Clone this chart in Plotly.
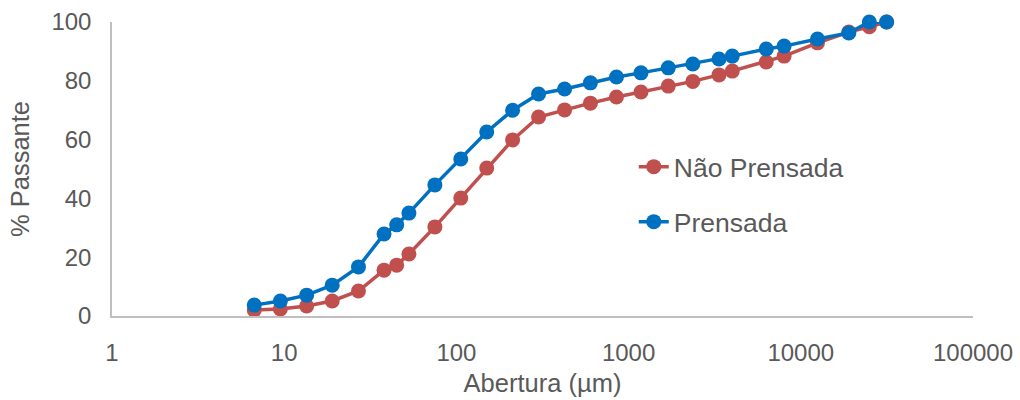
import plotly.graph_objects as go

abertura = [6.7, 9.5, 13.5, 19, 27, 38, 45, 53, 75, 106, 150, 212, 300, 425, 600, 850,
            1180, 1700, 2360, 3350, 4000, 6300, 8000, 12500, 19000, 25000, 31500]
nao_prensada = [2.0, 2.4, 3.4, 5.1, 8.5, 15.6, 17.3, 21.1, 30.3, 40.1, 50.3, 59.9, 67.7, 70.1,
                72.4, 74.5, 76.2, 78.2, 79.8, 82.0, 83.3, 86.4, 88.4, 92.9, 96.6, 98.4, 100.0]
prensada = [3.7, 5.1, 7.1, 10.5, 16.7, 27.9, 31.0, 35.0, 44.6, 53.4, 62.6, 70.0, 75.5, 77.2,
            79.3, 81.3, 82.7, 84.4, 85.7, 87.4, 88.4, 90.8, 91.8, 94.2, 96.3, 100.0, 100.0]
x_ticks = [1, 10, 100, 1000, 10000, 100000]
x_tick_labels = ["1", "10", "100", "1000", "10000", "100000"]
y_ticks = [0, 20, 40, 60, 80, 100]

RED = "#C0504D"
BLUE = "#0070C0"
GRAY = "#595959"
FONT = "Liberation Sans, Arial, sans-serif"

fig = go.Figure()
fig.add_trace(go.Scatter(x=abertura, y=nao_prensada, name="Não Prensada",
                         mode="lines+markers", line=dict(color=RED, width=3.5),
                         marker=dict(color=RED, size=15), legend="legend", showlegend=True,
                         cliponaxis=False))
fig.add_trace(go.Scatter(x=abertura, y=prensada, name="Prensada",
                         mode="lines+markers", line=dict(color=BLUE, width=3.5),
                         marker=dict(color=BLUE, size=15), legend="legend2", showlegend=True,
                         cliponaxis=False))

legend_common = dict(font=dict(family=FONT, size=26.5, color=GRAY),
                     bgcolor="rgba(0,0,0,0)", xanchor="left", yanchor="middle",
                     visible=True)
fig.update_layout(
    width=1020, height=400,
    margin=dict(l=112, r=47, t=22, b=84),
    paper_bgcolor="white", plot_bgcolor="white",
    showlegend=True,
    font=dict(family=FONT, color=GRAY, size=24),
    legend=dict(x=0.606, y=0.507, **legend_common),
    legend2=dict(x=0.606, y=0.32, **legend_common),
    xaxis=dict(type="log", range=[0, 5], tickvals=x_ticks, ticktext=x_tick_labels,
               showgrid=False, zeroline=False, showline=True, linecolor="#BFBFBF",
               linewidth=1.5, ticks="", tickfont=dict(size=24, color=GRAY),
               automargin=False, ticklabelstandoff=14,
               title=dict(text="Abertura (µm)", font=dict(size=25.5, color=GRAY), standoff=10)),
    yaxis=dict(range=[0, 100], tickvals=y_ticks, showgrid=False, zeroline=False,
               showline=True, linecolor="#BFBFBF", linewidth=1.5, ticks="",
               tickfont=dict(size=24, color=GRAY), automargin=False, ticklabelstandoff=14,
               title=dict(text="% Passante", font=dict(size=25.5, color=GRAY), standoff=14)),
)
fig.write_html("out.html", config={"displayModeBar": False},
               post_script="document.body.style.margin='0';document.body.style.overflow='hidden';")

Prompt
Transcribe the material exactly, and leave out whatever pictures it holds.

Response for this exercise
Clone this chart in Plotly.
import plotly.graph_objects as go

abertura = [6.7, 9.5, 13.5, 19, 27, 38, 45, 53, 75, 106, 150, 212, 300, 425, 600, 850,
            1180, 1700, 2360, 3350, 4000, 6300, 8000, 12500, 19000, 25000, 31500]
nao_prensada = [2.0, 2.4, 3.4, 5.1, 8.5, 15.6, 17.3, 21.1, 30.3, 40.1, 50.3, 59.9, 67.7, 70.1,
                72.4, 74.5, 76.2, 78.2, 79.8, 82.0, 83.3, 86.4, 88.4, 92.9, 96.6, 98.4, 100.0]
prensada = [3.7, 5.1, 7.1, 10.5, 16.7, 27.9, 31.0, 35.0, 44.6, 53.4, 62.6, 70.0, 75.5, 77.2,
            79.3, 81.3, 82.7, 84.4, 85.7, 87.4, 88.4, 90.8, 91.8, 94.2, 96.3, 100.0, 100.0]
x_ticks = [1, 10, 100, 1000, 10000, 100000]
x_tick_labels = ["1", "10", "100", "1000", "10000", "100000"]
y_ticks = [0, 20, 40, 60, 80, 100]

RED = "#C0504D"
BLUE = "#0070C0"
GRAY = "#595959"
FONT = "Liberation Sans, Arial, sans-serif"

fig = go.Figure()
fig.add_trace(go.Scatter(x=abertura, y=nao_prensada, name="Não Prensada",
                         mode="lines+markers", line=dict(color=RED, width=3.5),
                         marker=dict(color=RED, size=15), legend="legend", showlegend=True,
                         cliponaxis=False))
fig.add_trace(go.Scatter(x=abertura, y=prensada, name="Prensada",
                         mode="lines+markers", line=dict(color=BLUE, width=3.5),
                         marker=dict(color=BLUE, size=15), legend="legend2", showlegend=True,
                         cliponaxis=False))

legend_common = dict(font=dict(family=FONT, size=26.5, color=GRAY),
                     bgcolor="rgba(0,0,0,0)", xanchor="left", yanchor="middle",
                     visible=True)
fig.update_layout(
    width=1020, height=400,
    margin=dict(l=112, r=47, t=22, b=84),
    paper_bgcolor="white", plot_bgcolor="white",
    showlegend=True,
    font=dict(family=FONT, color=GRAY, size=24),
    legend=dict(x=0.606, y=0.507, **legend_common),
    legend2=dict(x=0.606, y=0.32, **legend_common),
    xaxis=dict(type="log", range=[0, 5], tickvals=x_ticks, ticktext=x_tick_labels,
               showgrid=False, zeroline=False, showline=True, linecolor="#BFBFBF",
               linewidth=1.5, ticks="", tickfont=dict(size=24, color=GRAY),
               automargin=False, ticklabelstandoff=14,
               title=dict(text="Abertura (µm)", font=dict(size=25.5, color=GRAY), standoff=10)),
    yaxis=dict(range=[0, 100], tickvals=y_ticks, showgrid=False, zeroline=False,
               showline=True, linecolor="#BFBFBF", linewidth=1.5, ticks="",
               tickfont=dict(size=24, color=GRAY), automargin=False, ticklabelstandoff=14,
               title=dict(text="% Passante", font=dict(size=25.5, color=GRAY), standoff=14)),
)
fig.write_html("out.html", config={"displayModeBar": False},
               post_script="document.body.style.margin='0';document.body.style.overflow='hidden';")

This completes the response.